Let’s broaden the scope of the mentor search. It sounds trite, but it’s true: every single person has something to teach us. So why do we put off learning from these existing relationships in favor of holding out for an idealized one? Maybe the work of figuring out what we want to learn is more challenging than waiting around for that perfect person to teach it to us.
What if we sought a “board” of mentors, each with her own role and expertise in our achievement of a specific goal? One seems to have a balanced work/personal life; another one holds the job we aspire to next; one always seems calm and can read the room; one finds ways to advocate for social change at work.
Do these prompts bring anyone you know to mind? That might be the first step to assembling your board.
Mentor Fantasy 2: “We’ll spend hours plotting my future over lattes.”
Another related fantasy is that once this wonderful mentor enters our lives, they’ll have the time to drop everything and focus on us. In something like a therapist-patient relationship, the fantasy has the mentor deeply invested in the career of the mentee.
In reality, some of the people with the most to offer are also the busiest, and the value generally passes from the mentor to the mentee. So it’s up to the mentee to put in the legwork.
One-on-one conversations explicitly about career growth are far from the only form of mentorship. Much learning is done through observation and reflection.

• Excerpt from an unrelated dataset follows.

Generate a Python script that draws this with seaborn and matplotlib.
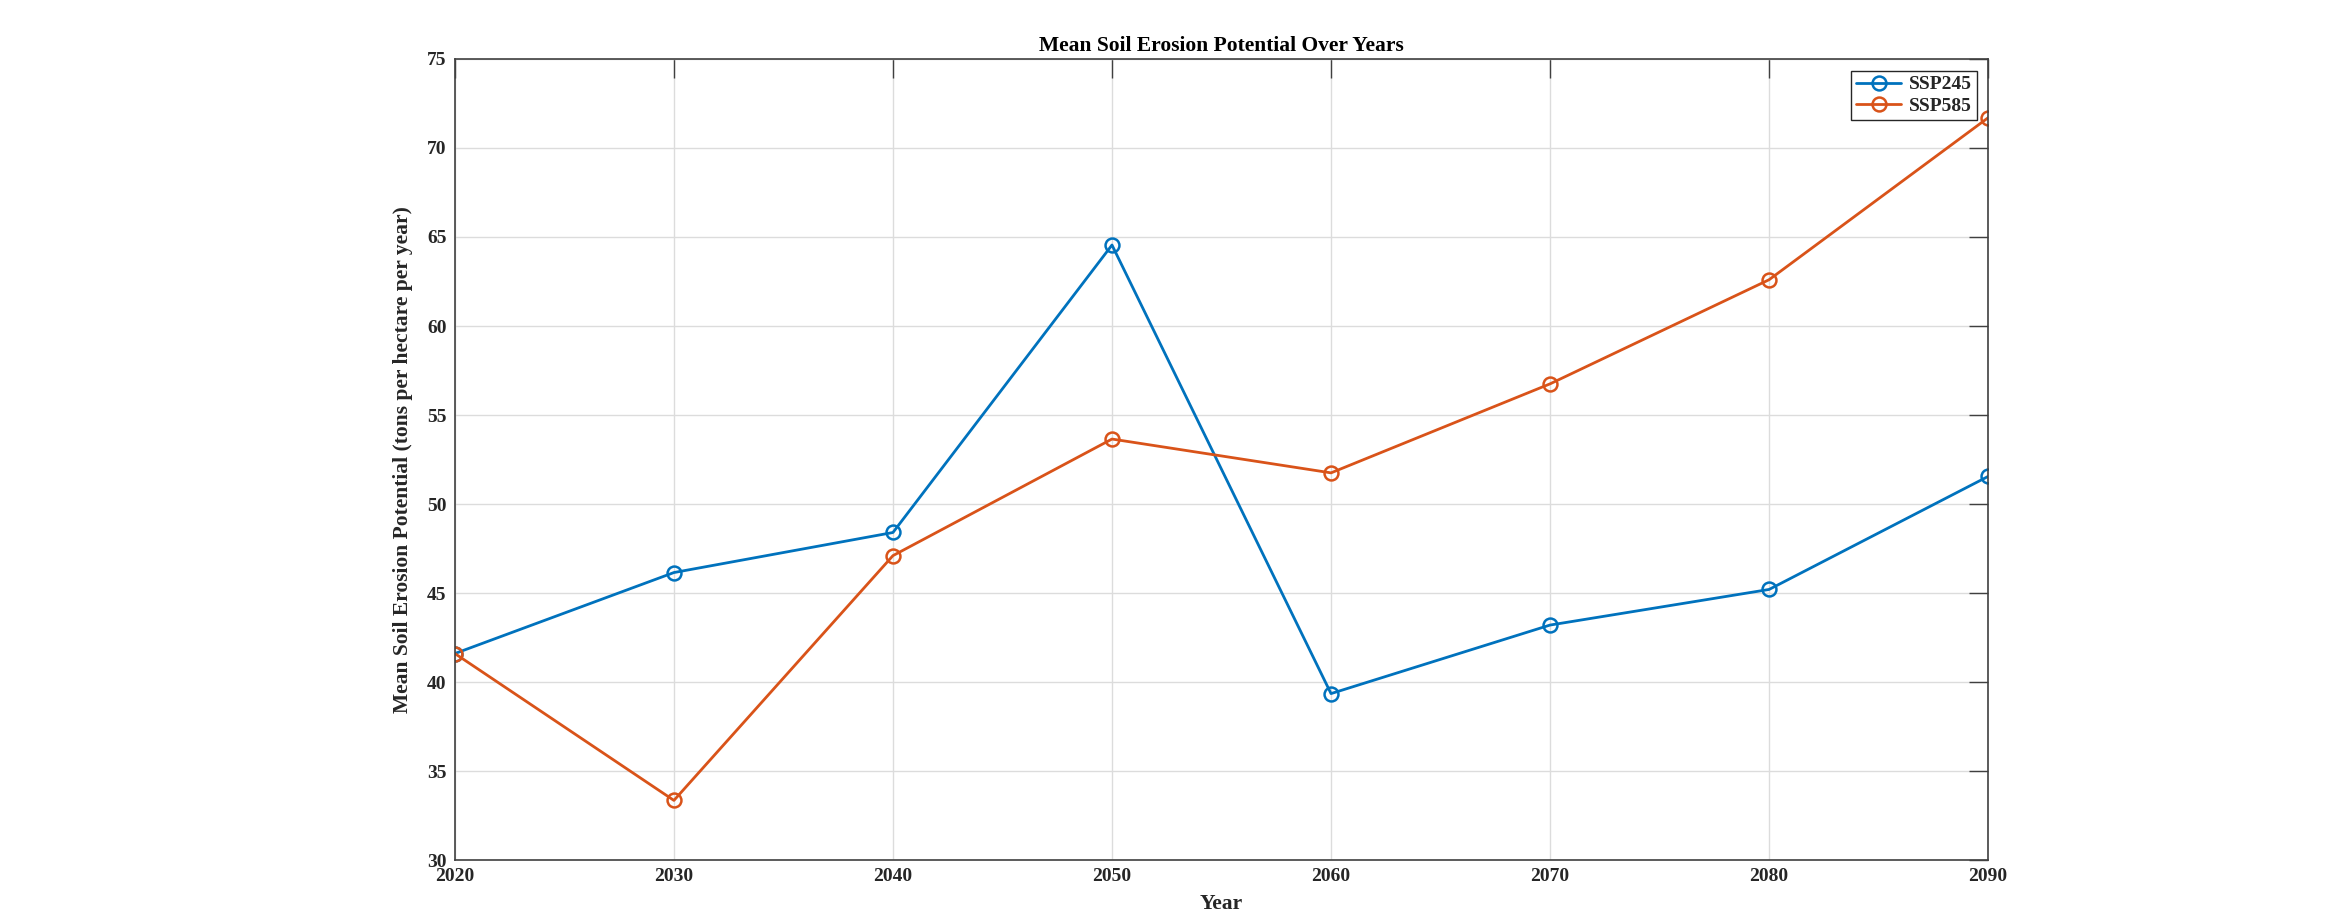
import numpy as np
import pandas as pd
import matplotlib
matplotlib.use("Agg")
import matplotlib.pyplot as plt
import seaborn as sns

years = [2020, 2030, 2040, 2050, 2060, 2070, 2080, 2090]
ssp245 = [41.6, 46.15, 48.4, 64.55, 39.35, 43.2, 45.2, 51.55]
ssp585 = [41.6, 33.35, 47.1, 53.65, 51.75, 56.75, 62.6, 71.7]
series_names = ["SSP245", "SSP585"]
colors = ["#0072BD", "#D95319"]

sns.set_style("white")
plt.rcParams["font.family"] = ["Liberation Serif", "DejaVu Serif"]
plt.rcParams["font.weight"] = "bold"

fig = plt.figure(figsize=(23.28, 9.16), dpi=100)
ax = fig.add_axes([0.1954, 0.0611, 0.6586, 0.8745])

for name, vals, c in zip(series_names, [ssp245, ssp585], colors):
    df = pd.DataFrame({"Year": years, "Value": vals})
    sns.lineplot(data=df, x="Year", y="Value", ax=ax, color=c, label=name,
                 marker="o", markersize=10, markerfacecolor="none",
                 markeredgecolor=c, markeredgewidth=1.8, linewidth=2.0)

ax.set_xlim(2020, 2090)
ax.set_ylim(30, 75)
ax.set_xticks(years)
ax.set_yticks(np.arange(30, 76, 5))
ax.grid(True, color="#dcdcdc", linewidth=1.0)
ax.set_axisbelow(True)

for s in ax.spines.values():
    s.set_color("#404040")
    s.set_linewidth(1.2)
ax.tick_params(axis="both", direction="in", length=14, width=1.0, color="#404040",
               top=True, right=True, labelsize=14, labelcolor="#262626", pad=6)
for lbl in ax.get_xticklabels() + ax.get_yticklabels():
    lbl.set_fontweight("bold")

ax.set_xlabel("Year", fontsize=15.5, fontweight="bold", color="#262626", labelpad=6)
ax.set_ylabel("Mean Soil Erosion Potential (tons per hectare per year)", fontsize=15.5,
              fontweight="bold", color="#262626", labelpad=10)
ax.set_title("Mean Soil Erosion Potential Over Years", fontsize=15.5, fontweight="bold",
             color="black", pad=6)

leg = ax.legend(loc="upper right", bbox_to_anchor=(0.9925, 0.985), fancybox=False,
                framealpha=1, edgecolor="#262626", fontsize=14, handlelength=2.3,
                borderpad=0.25, labelspacing=0.2, handletextpad=0.4, borderaxespad=0)
leg.get_frame().set_linewidth(1.0)
for t in leg.get_texts():
    t.set_fontweight("bold")

fig.savefig("out.png", dpi=100, facecolor="white")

Once you identify your mentor board, consider what you want from each. Speaking from experience, sending a “Can I pick your brain?” email doesn’t count as careful consideration. The flattery of this generic question isn’t likely to stir them. In fact, they’ve probably received three similar emails this month. What is more likely to pique their interest is a request from someone who has done their research; can make a specific, finite, and reasonable ask; and who can offer value in return.
Get the creativity flowing with these questions, and set a good first impression by showing thoughtfulness in your approach:
- If I could only have 30 minutes from this person, what would I try to learn from them?
- What has this person already published? Are the things I want to learn about/from this person already available on the Internet?
- Assuming this person is very busy, how could I learn what I want to learn while disrupting their existing schedule as little as possible?
- What unique ideas, networks, or skills might I have to offer to thank this person for his time and attention? Has she signaled a problem she needs help with on her public profile or in an interview?
- Imagine I became the most successful version of myself 20 years from now. What mentorship request would get my response?
Fantasy 3: “I’m the mentee.”
When you imagine the mentor/mentee relationship, whom do you see yourself as? If you’re like me, the mentee role is wildly more appealing than the mentor role. For one, I’d really like the help of a sage guide, and two, I don’t have my shit together enough to try to help someone else. I’m assuming this is pretty much how everyone on the planet feels.
If you’re eager for mentorship, the best place to start might be finding a mentee of your own. The experience of sharing experiences with someone who could use them will remind you that you do know a thing or two. It will also give you empathy for the mentor role, and you’ll be putting good mentorship karma into the world, enticing your mentors to find you more quickly.
Besides, people like helping helpers.
Taking the Mysticism Out of Mentorship
At its essence, mentorship is about sharing and receiving knowledge. But we’ve elevated the mentorship concept to the point where it feels out of reach, which doesn’t help anyone (except maybe self-appointed mentorship thought leaders).